- AIM
Exactly repeat the material, dropping only the pictures.

*** DATASET CONTENT

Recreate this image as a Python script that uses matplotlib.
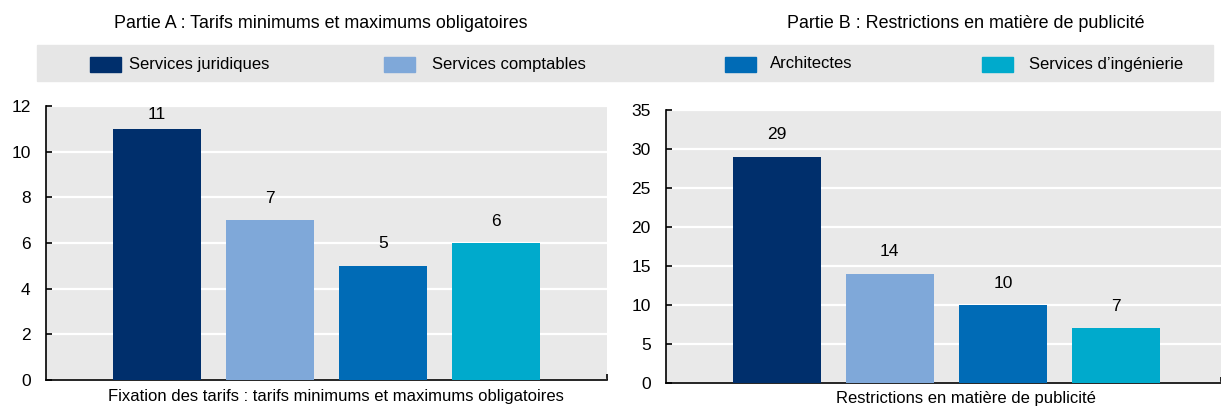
import matplotlib
matplotlib.use("Agg")
import matplotlib.pyplot as plt
from matplotlib.patches import Rectangle

plt.rcParams['font.family'] = ['Liberation Sans Narrow', 'Liberation Sans', 'DejaVu Sans']

series = ["Services juridiques", "Services comptables", "Architectes", "Services d\u2019ingénierie"]
colors = ["#002F6C", "#7FA8D9", "#006BB6", "#00AACC"]

tarifs = [11, 7, 5, 6]
publicite = [29, 14, 10, 7]

titles = ["Partie A : Tarifs minimums et maximums obligatoires",
          "Partie B : Restrictions en matière de publicité"]
xlabels = ["Fixation des tarifs : tarifs minimums et maximums obligatoires",
           "Restrictions en matière de publicité"]

W, H = 1221, 408
fig = plt.figure(figsize=(W / 100, H / 100), dpi=100)
bg = "#E9E9E9"


def px(x0, y0, x1, y1):
    # pixel box (top-left origin) -> figure fraction rect
    return [x0 / W, 1 - y1 / H, (x1 - x0) / W, (y1 - y0) / H]


axA = fig.add_axes(px(46, 106, 607, 380))
axB = fig.add_axes(px(666, 110, 1221, 383))

panels = [
    (axA, tarifs, 12, 2, (-0.98, 3.98), 274),
    (axB, publicite, 35, 5, (-0.98, 3.93), 273),
]
for ax, vals, ymax, step, xl, hpx in panels:
    ppu = hpx / ymax  # pixels per unit
    ax.set_facecolor(bg)
    xs = range(len(vals))
    bars = ax.bar(xs, vals, width=0.78, color=colors, zorder=3)
    for b, v in zip(bars, vals):
        y = min(v + 22 / ppu, ymax - 8 / ppu)
        ax.text(b.get_x() + b.get_width() / 2, y, str(v),
                ha="center", va="center", fontsize=12.5)
    ax.set_ylim(0, ymax)
    ax.set_yticks(range(0, ymax + 1, step))
    ax.set_xlim(*xl)
    ax.set_xticks([xl[1]])
    ax.set_xticklabels([""])
    ax.tick_params(axis="x", direction="in", length=4, width=1.2)
    ax.tick_params(axis="y", direction="in", length=4, width=1.2,
                   labelsize=12.5, pad=11)
    ax.grid(axis="y", color="white", linewidth=1.6, zorder=0)
    ax.set_axisbelow(True)
    for s in ["top", "right"]:
        ax.spines[s].set_visible(False)
    for s in ["left", "bottom"]:
        ax.spines[s].set_linewidth(1.2)

# axis labels under each panel
fig.text(336 / W, 1 - 397 / H, xlabels[0], ha="center", va="center", fontsize=12)
fig.text(966 / W, 1 - 399 / H, xlabels[1], ha="center", va="center", fontsize=12)

# panel titles
fig.text(321 / W, 1 - 24 / H, titles[0], ha="center", va="center", fontsize=12.9)
fig.text(966 / W, 1 - 24 / H, titles[1], ha="center", va="center", fontsize=12.9)

# legend band
fig.patches.append(Rectangle((37 / W, 1 - 81 / H), (1213 - 37) / W, 36 / H,
                             transform=fig.transFigure, color="#E6E6E6", zorder=0))
patch_x = [90, 384, 725, 982]
text_x = [129, 432, 770, 1029]
for name, c, pxp, tx in zip(series, colors, patch_x, text_x):
    fig.patches.append(Rectangle((pxp / W, 1 - 72 / H), 31 / W, 15 / H,
                                 transform=fig.transFigure, color=c, zorder=1))
    fig.text(tx / W, 1 - 64 / H, name, ha="left", va="center", fontsize=12)

fig.savefig("out.png", dpi=100)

******

- PROBLEM SOLUTION
Recreate this image as a Python script that uses matplotlib.
import matplotlib
matplotlib.use("Agg")
import matplotlib.pyplot as plt
from matplotlib.patches import Rectangle

plt.rcParams['font.family'] = ['Liberation Sans Narrow', 'Liberation Sans', 'DejaVu Sans']

series = ["Services juridiques", "Services comptables", "Architectes", "Services d\u2019ingénierie"]
colors = ["#002F6C", "#7FA8D9", "#006BB6", "#00AACC"]

tarifs = [11, 7, 5, 6]
publicite = [29, 14, 10, 7]

titles = ["Partie A : Tarifs minimums et maximums obligatoires",
          "Partie B : Restrictions en matière de publicité"]
xlabels = ["Fixation des tarifs : tarifs minimums et maximums obligatoires",
           "Restrictions en matière de publicité"]

W, H = 1221, 408
fig = plt.figure(figsize=(W / 100, H / 100), dpi=100)
bg = "#E9E9E9"


def px(x0, y0, x1, y1):
    # pixel box (top-left origin) -> figure fraction rect
    return [x0 / W, 1 - y1 / H, (x1 - x0) / W, (y1 - y0) / H]


axA = fig.add_axes(px(46, 106, 607, 380))
axB = fig.add_axes(px(666, 110, 1221, 383))

panels = [
    (axA, tarifs, 12, 2, (-0.98, 3.98), 274),
    (axB, publicite, 35, 5, (-0.98, 3.93), 273),
]
for ax, vals, ymax, step, xl, hpx in panels:
    ppu = hpx / ymax  # pixels per unit
    ax.set_facecolor(bg)
    xs = range(len(vals))
    bars = ax.bar(xs, vals, width=0.78, color=colors, zorder=3)
    for b, v in zip(bars, vals):
        y = min(v + 22 / ppu, ymax - 8 / ppu)
        ax.text(b.get_x() + b.get_width() / 2, y, str(v),
                ha="center", va="center", fontsize=12.5)
    ax.set_ylim(0, ymax)
    ax.set_yticks(range(0, ymax + 1, step))
    ax.set_xlim(*xl)
    ax.set_xticks([xl[1]])
    ax.set_xticklabels([""])
    ax.tick_params(axis="x", direction="in", length=4, width=1.2)
    ax.tick_params(axis="y", direction="in", length=4, width=1.2,
                   labelsize=12.5, pad=11)
    ax.grid(axis="y", color="white", linewidth=1.6, zorder=0)
    ax.set_axisbelow(True)
    for s in ["top", "right"]:
        ax.spines[s].set_visible(False)
    for s in ["left", "bottom"]:
        ax.spines[s].set_linewidth(1.2)

# axis labels under each panel
fig.text(336 / W, 1 - 397 / H, xlabels[0], ha="center", va="center", fontsize=12)
fig.text(966 / W, 1 - 399 / H, xlabels[1], ha="center", va="center", fontsize=12)

# panel titles
fig.text(321 / W, 1 - 24 / H, titles[0], ha="center", va="center", fontsize=12.9)
fig.text(966 / W, 1 - 24 / H, titles[1], ha="center", va="center", fontsize=12.9)

# legend band
fig.patches.append(Rectangle((37 / W, 1 - 81 / H), (1213 - 37) / W, 36 / H,
                             transform=fig.transFigure, color="#E6E6E6", zorder=0))
patch_x = [90, 384, 725, 982]
text_x = [129, 432, 770, 1029]
for name, c, pxp, tx in zip(series, colors, patch_x, text_x):
    fig.patches.append(Rectangle((pxp / W, 1 - 72 / H), 31 / W, 15 / H,
                                 transform=fig.transFigure, color=c, zorder=1))
    fig.text(tx / W, 1 - 64 / H, name, ha="left", va="center", fontsize=12)

fig.savefig("out.png", dpi=100)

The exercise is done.